The Brief
It is one of the hardest briefs we receive, and one of the most common: make it European, and make it utterly Indian, and do not let the seam show. Simran and Arjun — both second-generation, both raised in Chicago, both deeply attached to a Punjab they knew mostly through their grandparents — wanted Lake Como for its beauty and Amritsar for its soul. The two were not supposed to compete. They were supposed to fall in love.
Italian villas are built for a particular kind of wedding: a hundred and twenty guests, a long seated dinner, a string quartet, restraint. We were bringing three hundred guests, a live tandoor, a dhol procession along the waterfront, and a haldi that turns everything it touches a defiant shade of yellow. The villa had, politely, never seen anything quite like what we were proposing. We assured them, also politely, that by the end they would never want to host anything else.
Flying the Flavour
We flew the chefs. This is the first rule of an Indian wedding abroad, and the one families most often learn too late: your guests have travelled across the world, and what they will remember at midnight is whether the food tasted like home. A brigade from Delhi arrived three days early and set up beside the villa's Lombard kitchen — the Italians handling produce and the European courses, our team guaranteeing that the chaat was correct, the dal was right, and the biryani was exactly as Simran's grandmother remembered it from a city she left half a century ago.
She tasted it on the second evening, quietly, before the welcome dinner began. She did not say anything for a moment. Then she found the chef, took both his hands, and thanked him in Punjabi for bringing her home. He did not speak the language. He understood her perfectly.
The Procession
The dhol began at the water's edge. There is a particular alchemy when a Punjabi baraat meets an Italian afternoon — the cypress trees, the cobalt lake, the marble underfoot, and then the sudden, joyful, irresistible thunder of the drum. The villa staff, who had spent days maintaining a dignified Lombard composure, lasted approximately ninety seconds before they too were dancing. By the time the procession reached the terrace, the line between hosts and guests, between Italy and India, had dissolved entirely.

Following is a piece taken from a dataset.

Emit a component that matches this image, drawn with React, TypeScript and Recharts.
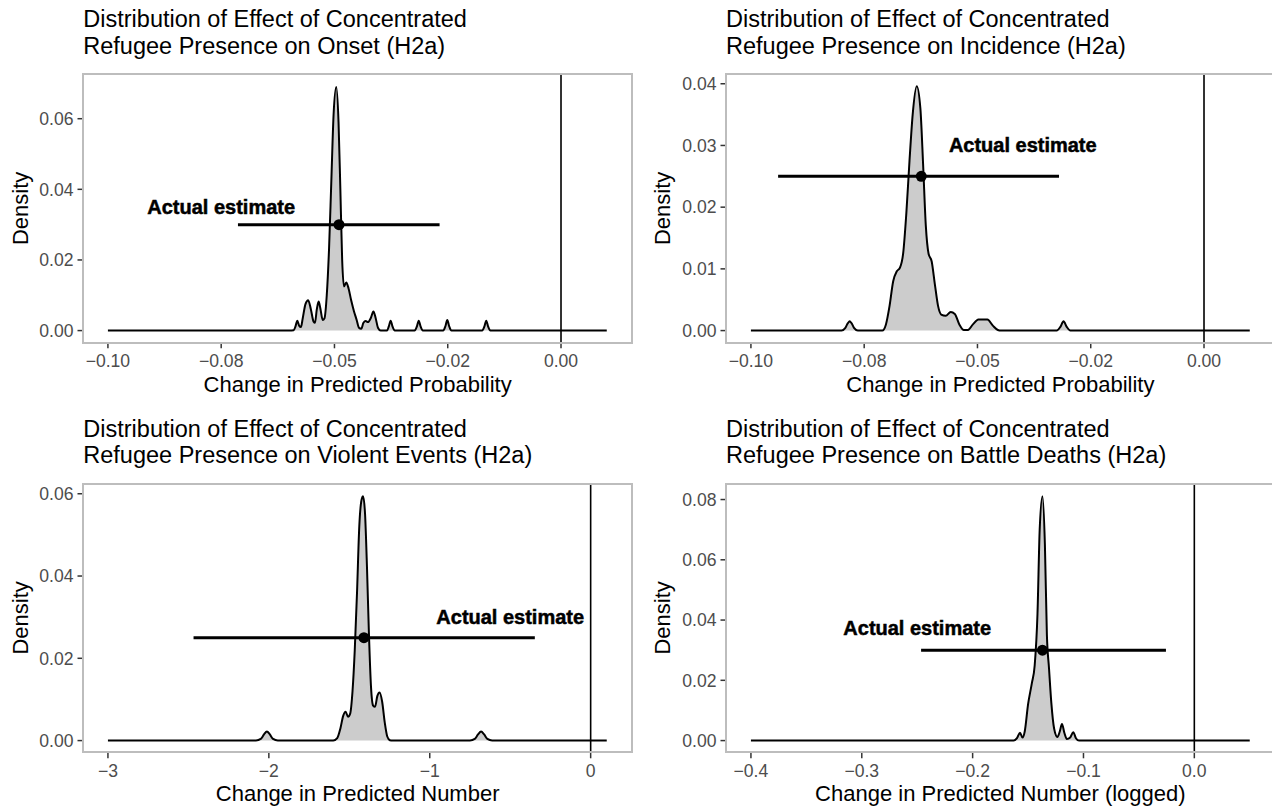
import React from 'react';
import { ComposedChart, Area, XAxis, YAxis, ReferenceLine, Scatter } from 'recharts';

const FONT = '"Liberation Sans", Arial, Helvetica, sans-serif';

// ---- Onset (top left) ----
const onsetX = [
  -0.1, -0.06, -0.059, -0.0586, -0.0582, -0.0578, -0.0574, -0.057, -0.0564, -0.0558, -0.0552, -0.0546,
  -0.0543, -0.0539, -0.0535, -0.0531, -0.0526, -0.0522, -0.0517, -0.0512, -0.0507, -0.0502, -0.0496,
  -0.0491, -0.0487, -0.0483, -0.0479, -0.0474, -0.0469, -0.0463, -0.0457, -0.0451, -0.0446, -0.0441,
  -0.0436, -0.0431, -0.0426, -0.042, -0.0414, -0.0409, -0.0404, -0.0398, -0.0384, -0.038, -0.0376,
  -0.0372, -0.0367, -0.0323, -0.0318, -0.0314, -0.031, -0.0305, -0.026, -0.0255, -0.0251, -0.0247,
  -0.0242, -0.0174, -0.0169, -0.0165, -0.0161, -0.0156, 0.0101,
];
const onsetDensity = [
  0, 0, 0.0001, 0.0012, 0.0028, 0.0014, 0.001, 0.0035, 0.0075, 0.0086, 0.006, 0.0025,
  0.0022, 0.006, 0.0082, 0.0062, 0.003, 0.0035, 0.01, 0.023, 0.042, 0.061, 0.069,
  0.059, 0.04, 0.02, 0.0125, 0.0136, 0.012, 0.0085, 0.0055, 0.003, 0.0008, 0.0005,
  0.0022, 0.0027, 0.0024, 0.0035, 0.0054, 0.0035, 0.0008, 0, 0, 0.0012, 0.0028,
  0.0012, 0, 0, 0.0012, 0.0028, 0.0012, 0, 0, 0.0013, 0.003, 0.0013,
  0, 0, 0.0012, 0.0028, 0.0012, 0, 0,
];

// ---- Incidence (top right) ----
const incidenceX = [
  -0.1, -0.08, -0.0792, -0.0786, -0.0782, -0.0778, -0.0772, -0.0764, -0.071, -0.0702, -0.0694,
  -0.0686, -0.0678, -0.0671, -0.0664, -0.0657, -0.065, -0.0643, -0.0634, -0.0626, -0.062, -0.0614,
  -0.0608, -0.0601, -0.0594, -0.0587, -0.058, -0.057, -0.0559, -0.055, -0.054, -0.053, -0.0521,
  -0.051, -0.0498, -0.0478, -0.0466, -0.0455, -0.0448, -0.0325, -0.0317, -0.031, -0.0303, -0.0295,
  0.0101,
];
const incidenceDensity = [
  0, 0, 0.0004, 0.0012, 0.0015, 0.0012, 0.0004, 0, 0, 0.001, 0.004,
  0.008, 0.0096, 0.0102, 0.0125, 0.019, 0.0275, 0.035, 0.0396, 0.036, 0.027, 0.017,
  0.0125, 0.0112, 0.0075, 0.004, 0.0026, 0.0024, 0.003, 0.0027, 0.001, 0.0001, 0.0001,
  0.001, 0.0018, 0.0018, 0.0008, 0.0001, 0, 0, 0.0006, 0.0015, 0.0006, 0,
  0,
];

// ---- Violent events (bottom left) ----
const eventsX = [
  -3, -2.08, -2.05, -2.03, -2.012, -1.994, -1.974, -1.944, -1.6, -1.575, -1.555, -1.538, -1.523,
  -1.508, -1.495, -1.48, -1.466, -1.452, -1.438, -1.424, -1.414, -1.402, -1.39, -1.378, -1.365,
  -1.352, -1.34, -1.326, -1.312, -1.296, -1.28, -1.264, -1.248, -1.23, -0.75, -0.72, -0.7, -0.681,
  -0.662, -0.642, -0.612, 0.1,
];
const eventsDensity = [
  0, 0, 0.0004, 0.0015, 0.0022, 0.0015, 0.0004, 0, 0, 0.0006, 0.003, 0.006, 0.007,
  0.0058, 0.0065, 0.012, 0.022, 0.036, 0.052, 0.0585, 0.0594, 0.055, 0.042, 0.026, 0.013,
  0.0085, 0.0082, 0.0108, 0.0117, 0.0095, 0.0045, 0.001, 0.0001, 0, 0, 0.0004, 0.0015, 0.0022,
  0.0015, 0.0004, 0, 0,
];

// ---- Battle deaths (bottom right) ----
const deathsX = [
  -0.4, -0.163, -0.16, -0.1573, -0.155, -0.153, -0.15, -0.1466, -0.144, -0.1415, -0.1395, -0.137,
  -0.1348, -0.133, -0.1311, -0.129, -0.1265, -0.1235, -0.1214, -0.1194, -0.1172, -0.115, -0.112,
  -0.1092, -0.1068, -0.104, 0.05,
];
const deathsDensity = [
  0, 0, 0.0008, 0.0026, 0.001, 0.003, 0.012, 0.019, 0.025, 0.042, 0.07, 0.0811,
  0.065, 0.035, 0.024, 0.0125, 0.004, 0.0012, 0.003, 0.0055, 0.0025, 0.0005, 0.001,
  0.0028, 0.0008, 0, 0,
];

// estimate: [point, lower, upper, height]; label: [x, y]
const onsetEstimate = [-0.049, -0.0713, -0.0268, 0.03];
const onsetLabel = [-0.075, 0.035];
const incidenceEstimate = [-0.0624, -0.094, -0.032, 0.025];
const incidenceLabel = [-0.04, 0.03];
const eventsEstimate = [-1.409, -2.468, -0.347, 0.025];
const eventsLabel = [-0.5, 0.03];
const deathsEstimate = [-0.137, -0.2465, -0.0256, 0.03];
const deathsLabel = [-0.25, 0.0375];

const probTicks = [-0.1, -0.075, -0.05, -0.025, 0];
const probTickLabels = ['\u22120.10', '\u22120.08', '\u22120.05', '\u22120.02', '0.00'];
const eventsTicks = [-3, -2, -1, 0];
const eventsTickLabels = ['\u22123', '\u22122', '\u22121', '0'];
const deathsTicks = [-0.4, -0.3, -0.2, -0.1, 0];
const deathsTickLabels = ['\u22120.4', '\u22120.3', '\u22120.2', '\u22120.1', '0.0'];

const onsetYTicks = [0, 0.02, 0.04, 0.06];
const incidenceYTicks = [0, 0.01, 0.02, 0.03, 0.04];
const eventsYTicks = [0, 0.02, 0.04, 0.06];
const deathsYTicks = [0, 0.02, 0.04, 0.06, 0.08];

// layout
const PLOT_W = 548.7;
const PLOT_H = 268.8;
const Y_AXIS_W = 60;
const TOP_PAD = 6;
const RIGHT_PAD = 4;
const X_AXIS_H = 40;
const COL_LEFT = [83.3, 726];
const ROW_TOP = [74, 483.5];

type PanelProps = {
  left: number;
  top: number;
  xs: number[];
  ds: number[];
  xDomain: [number, number];
  yDomain: [number, number];
  xTicks: number[];
  xTickLabels: string[];
  yTicks: number[];
  estimate: number[];
  label: number[];
};

function DensityPanel({ left, top, xs, ds, xDomain, yDomain, xTicks, xTickLabels, yTicks, estimate, label }: PanelProps) {
  const rows = xs.map((x, i) => ({ x, d: ds[i] }));
  const [est, lo, hi, h] = estimate;
  const tickStyle = { fill: '#4D4D4D', fontSize: 17.6, fontFamily: FONT };
  return (
    <>
      <div style={{ position: 'absolute', left: left - Y_AXIS_W, top: top - TOP_PAD }}>
        <ComposedChart
          width={Y_AXIS_W + PLOT_W + RIGHT_PAD}
          height={TOP_PAD + PLOT_H + X_AXIS_H}
          data={rows}
          margin={{ top: TOP_PAD, right: RIGHT_PAD, bottom: 0, left: 0 }}
        >
          <XAxis
            type="number"
            dataKey="x"
            domain={xDomain}
            ticks={xTicks}
            interval={0}
            allowDataOverflow
            height={X_AXIS_H}
            axisLine={false}
            tickSize={5.5}
            tickMargin={6}
            tickLine={{ stroke: '#333333', strokeWidth: 1.5 }}
            tick={tickStyle}
            tickFormatter={(v: number) => {
              const i = xTicks.findIndex((t) => Math.abs(t - v) < 1e-9);
              return i >= 0 ? xTickLabels[i] : String(v);
            }}
          />
          <YAxis
            type="number"
            domain={yDomain}
            ticks={yTicks}
            interval={0}
            allowDataOverflow
            width={Y_AXIS_W}
            axisLine={false}
            tickSize={5.5}
            tickMargin={4}
            tickLine={{ stroke: '#333333', strokeWidth: 1.5 }}
            tick={tickStyle}
            tickFormatter={(v: number) => v.toFixed(2)}
          />
          <Area
            type="monotone"
            dataKey="d"
            stroke="#000000"
            strokeWidth={2}
            fill="#CCCCCC"
            fillOpacity={1}
            baseValue={0}
            dot={false}
            activeDot={false}
            isAnimationActive={false}
          />
          <ReferenceLine x={0} stroke="#000000" strokeWidth={1.6} />
          <ReferenceLine
            segment={[{ x: lo, y: h }, { x: hi, y: h }]}
            stroke="#000000"
            strokeWidth={3}
          />
          <Scatter
            data={[{ x: est, y: h }]}
            dataKey="y"
            isAnimationActive={false}
            shape={(p: any) => <circle cx={p.cx} cy={p.cy} r={5.5} fill="#000000" />}
          />
          <Scatter
            data={[{ x: label[0], y: label[1] }]}
            dataKey="y"
            isAnimationActive={false}
            shape={(p: any) => (
              <text
                x={p.cx}
                y={p.cy}
                textAnchor="middle"
                dominantBaseline="central"
                fontFamily={FONT}
                fontWeight="bold"
                fontSize={20}
                fill="#000000"
                stroke="#000000"
                strokeWidth={0.5}
              >
                Actual estimate
              </text>
            )}
          />
        </ComposedChart>
      </div>
      <div
        style={{
          position: 'absolute',
          left: left - 1,
          top: top - 1,
          width: PLOT_W + 2,
          height: PLOT_H + 2,
          border: '2px solid #BDBDBD',
          boxSizing: 'border-box',
          pointerEvents: 'none',
        }}
      />
    </>
  );
}

const titles = [
  ['Distribution of Effect of Concentrated', 'Refugee Presence on Onset (H2a)'],
  ['Distribution of Effect of Concentrated', 'Refugee Presence on Incidence (H2a)'],
  ['Distribution of Effect of Concentrated', 'Refugee Presence on Violent Events (H2a)'],
  ['Distribution of Effect of Concentrated', 'Refugee Presence on Battle Deaths (H2a)'],
];
const xTitles = [
  'Change in Predicted Probability',
  'Change in Predicted Probability',
  'Change in Predicted Number',
  'Change in Predicted Number (logged)',
];

export default function App() {
  const slots = [
    [COL_LEFT[0], ROW_TOP[0]],
    [COL_LEFT[1], ROW_TOP[0]],
    [COL_LEFT[0], ROW_TOP[1]],
    [COL_LEFT[1], ROW_TOP[1]],
  ];
  return (
    <div
      style={{
        position: 'absolute',
        left: 0,
        top: 0,
        width: 1272,
        height: 808,
        overflow: 'hidden',
        background: '#FFFFFF',
        fontFamily: FONT,
      }}
    >
      <DensityPanel
        left={COL_LEFT[0]}
        top={ROW_TOP[0]}
        xs={onsetX}
        ds={onsetDensity}
        xDomain={[-0.1055, 0.0156]}
        yDomain={[-0.00346, 0.07266]}
        xTicks={probTicks}
        xTickLabels={probTickLabels}
        yTicks={onsetYTicks}
        estimate={onsetEstimate}
        label={onsetLabel}
      />
      <DensityPanel
        left={COL_LEFT[1]}
        top={ROW_TOP[0]}
        xs={incidenceX}
        ds={incidenceDensity}
        xDomain={[-0.1055, 0.0156]}
        yDomain={[-0.00198, 0.04158]}
        xTicks={probTicks}
        xTickLabels={probTickLabels}
        yTicks={incidenceYTicks}
        estimate={incidenceEstimate}
        label={incidenceLabel}
      />
      <DensityPanel
        left={COL_LEFT[0]}
        top={ROW_TOP[1]}
        xs={eventsX}
        ds={eventsDensity}
        xDomain={[-3.155, 0.255]}
        yDomain={[-0.00297, 0.06237]}
        xTicks={eventsTicks}
        xTickLabels={eventsTickLabels}
        yTicks={eventsYTicks}
        estimate={eventsEstimate}
        label={eventsLabel}
      />
      <DensityPanel
        left={COL_LEFT[1]}
        top={ROW_TOP[1]}
        xs={deathsX}
        ds={deathsDensity}
        xDomain={[-0.4225, 0.0725]}
        yDomain={[-0.004055, 0.085155]}
        xTicks={deathsTicks}
        xTickLabels={deathsTickLabels}
        yTicks={deathsYTicks}
        estimate={deathsEstimate}
        label={deathsLabel}
      />
      <svg
        width={1272}
        height={808}
        style={{ position: 'absolute', left: 0, top: 0, pointerEvents: 'none' }}
      >
        {slots.map(([l, t], i) => {
          const off = t - ROW_TOP[0];
          return (
            <g key={i} fontFamily={FONT} fill="#000000">
              <text x={l} y={27 + off} fontSize={23.5}>{titles[i][0]}</text>
              <text x={l} y={53.5 + off} fontSize={23.5}>{titles[i][1]}</text>
              <text x={l + PLOT_W / 2} y={391.7 + off} fontSize={22} textAnchor="middle">
                {xTitles[i]}
              </text>
              <text
                transform={`translate(${l - 55.8}, ${t + PLOT_H / 2}) rotate(-90)`}
                fontSize={22}
                textAnchor="middle"
              >
                Density
              </text>
            </g>
          );
        })}
      </svg>
    </div>
  );
}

This is the thing about an Indian wedding that no setting can resist and no description can capture: its sheer centrifugal joy. It does not stay where you put it. It spreads. By the end of that procession, a string of Lombard waiters were attempting bhangra on a four-hundred-year-old terrace, and a family from Chicago was watching their two worlds become, for an afternoon, indistinguishable.
Heaven, with a Dhol
The forecast had threatened rain for the haldi, so we tented the lawn overnight against a downpour that, in the end, never came — the kind of invisible insurance that defines this work. The ceremony took place the next morning in clean Lombard sunshine, the lake flat and blue beyond, three hundred people in yellow, a structure of joy built on a foundation of obsessive preparation that not one of them would ever see.

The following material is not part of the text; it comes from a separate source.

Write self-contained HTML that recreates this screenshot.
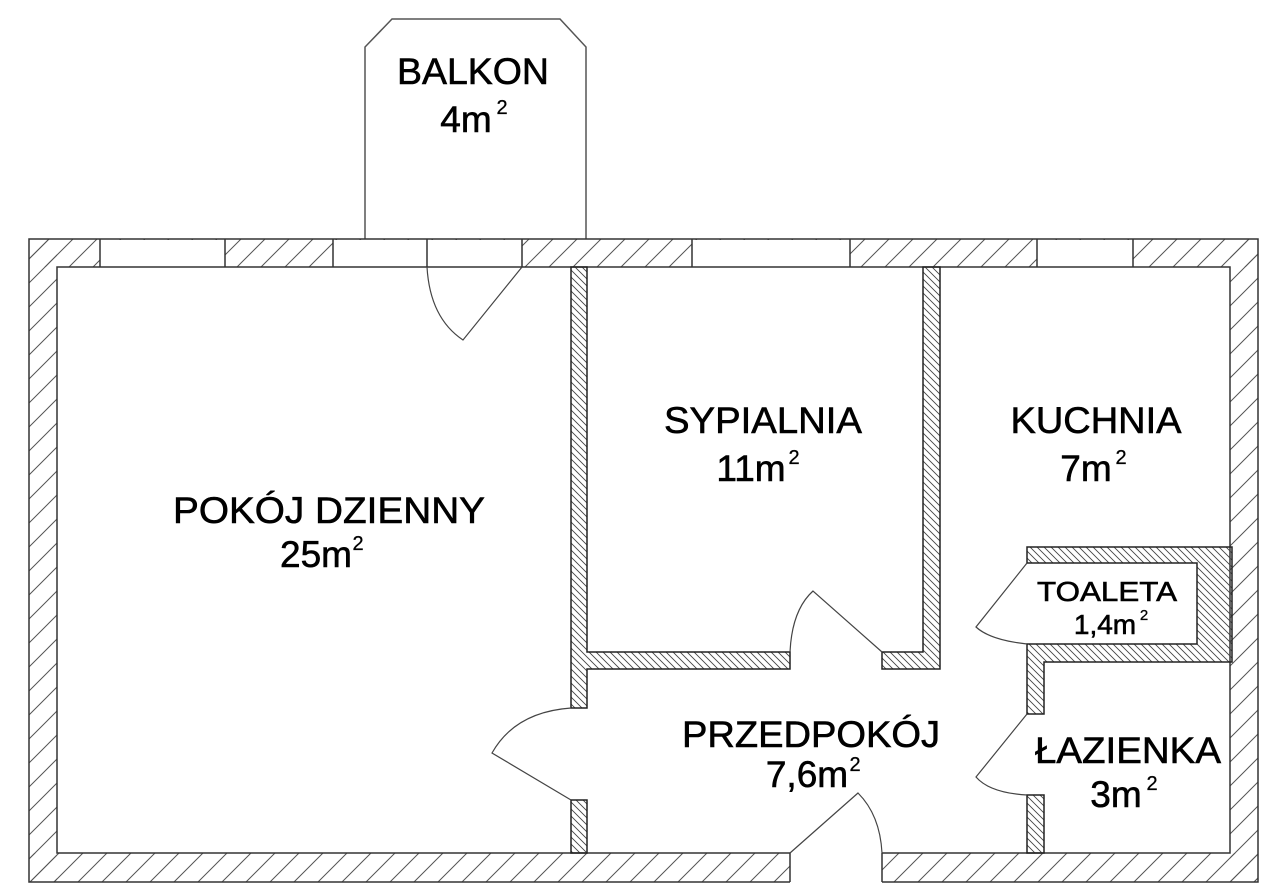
<!DOCTYPE html>
<html><head><meta charset="utf-8"><style>html,body{margin:0;padding:0;background:#fff}svg{display:block}</style></head>
<body>
<svg width="1280" height="895" viewBox="0 0 1280 895" xmlns="http://www.w3.org/2000/svg">
<defs>
<pattern id="ho" patternUnits="userSpaceOnUse" width="24" height="24">
<path d="M-6,30 L30,-6 M-6,6 L6,-6 M18,30 L30,18" stroke="#555" stroke-width="1"/>
</pattern>
<pattern id="hi" patternUnits="userSpaceOnUse" width="7" height="7">
<path d="M-2,-2 L9,9 M-2,5 L2,9 M5,-2 L9,2" stroke="#444" stroke-width="0.9"/>
</pattern>
</defs>
<!-- balcony -->
<path d="M365,239 L365,47 L392,19 L560,19 L586,47 L586,239" fill="#fff" stroke="#555" stroke-width="1.5"/>
<!-- outer walls -->
<g stroke="none" fill="url(#ho)">
<rect x="29" y="239" width="1229" height="28"/>
<rect x="29" y="853" width="1229" height="29"/>
<rect x="29" y="239" width="28" height="643"/>
<rect x="1230" y="239" width="28" height="643"/>
</g>
<rect x="57" y="267" width="1173" height="586" fill="#fff" stroke="none"/>
<g fill="#fff" stroke="none">
<rect x="100" y="240" width="125" height="27"/>
<rect x="333" y="240" width="189" height="27"/>
<rect x="692" y="240" width="158" height="27"/>
<rect x="1037" y="240" width="96" height="27"/>
<rect x="790" y="852" width="92" height="32"/>
</g>
<g stroke="#333" stroke-width="1.5" fill="none">
<path d="M100,239V267 M225,239V267 M333,239V267 M427,239V267 M522,239V267 M692,239V267 M850,239V267 M1037,239V267 M1133,239V267 M790,853V882 M882,853V882"/>
<polyline points="790,882 29,882 29,239 1258,239 1258,882 882,882"/>
<polyline points="790,853 57,853 57,267 1230,267 1230,853 882,853"/>
</g>
<g stroke="#222" stroke-width="1.5" fill="url(#hi)">
<path d="M571,267 V708 H587 V669 H790 V652 H587 V267 Z"/>
<rect x="571" y="800" width="16" height="53"/>
<path d="M882,652 V669 H940 V267 H923 V652 Z"/>
<path d="M1027,547 H1232 V662 H1044 V714 H1027 V644 H1197 V563 H1027 Z"/>
<rect x="1027" y="795" width="17" height="58"/>
</g>
<g fill="none" stroke="#444" stroke-width="1.2">
<path d="M427,267 Q430,318 463,340 L522,267"/>
<path d="M571,800 L492,753 Q515,712 571,708"/>
<path d="M790,652 Q792,610 813,591 L882,652"/>
<path d="M790,853 L858,793 Q880,815 882,853"/>
<path d="M1027,563 L976,627 Q990,640 1027,644"/>
<path d="M1027,714 L976,777 Q990,793 1027,795"/>
</g>
<g font-family="Liberation Sans, Arial, sans-serif" fill="#000" font-size="37" text-anchor="middle" stroke="#000" stroke-width="0.6">
<text x="473" y="84" textLength="152" lengthAdjust="spacingAndGlyphs">BALKON</text>
<text x="466" y="132">4m</text><text x="502" y="114" font-size="20" stroke-width="0.3">2</text>
<text x="329" y="523" textLength="312" lengthAdjust="spacingAndGlyphs">POKÓJ DZIENNY</text>
<text x="316" y="567">25m</text><text x="358" y="550" font-size="20" stroke-width="0.3">2</text>
<text x="763" y="433" textLength="198" lengthAdjust="spacingAndGlyphs">SYPIALNIA</text>
<text x="751" y="481">11m</text><text x="794" y="464" font-size="20" stroke-width="0.3">2</text>
<text x="1096" y="433" textLength="171" lengthAdjust="spacingAndGlyphs">KUCHNIA</text>
<text x="1086" y="481">7m</text><text x="1121" y="464" font-size="20" stroke-width="0.3">2</text>
<text x="1107" y="601" font-size="28" textLength="140" lengthAdjust="spacingAndGlyphs">TOALETA</text>
<text x="1105" y="634" font-size="28">1,4m</text><text x="1144" y="620" font-size="15" stroke-width="0.3">2</text>
<text x="1128" y="763" textLength="186" lengthAdjust="spacingAndGlyphs">ŁAZIENKA</text>
<text x="1116" y="807">3m</text><text x="1152" y="790" font-size="20" stroke-width="0.3">2</text>
<text x="811" y="747" textLength="258" lengthAdjust="spacingAndGlyphs">PRZEDPOKÓJ</text>
<text x="807" y="787">7,6m</text><text x="855" y="771" font-size="20" stroke-width="0.3">2</text>
</g>
</svg>
</body></html>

On the final night, Simran's grandfather — who had left Amritsar in 1971 and missed it every day since — stood to speak. He talked about leaving, and about the strange grief of a home that recedes a little further each year. And then he looked around at the terrace, the lake, the family gathered from three continents, and the last warm notes of the dhol still hanging in the Italian air. ‘It was a Punjabi wedding,’ he said, ‘that happened to be in heaven. I did not know you were allowed both.’ He sat down. Nobody, for a while, trusted themselves to reply.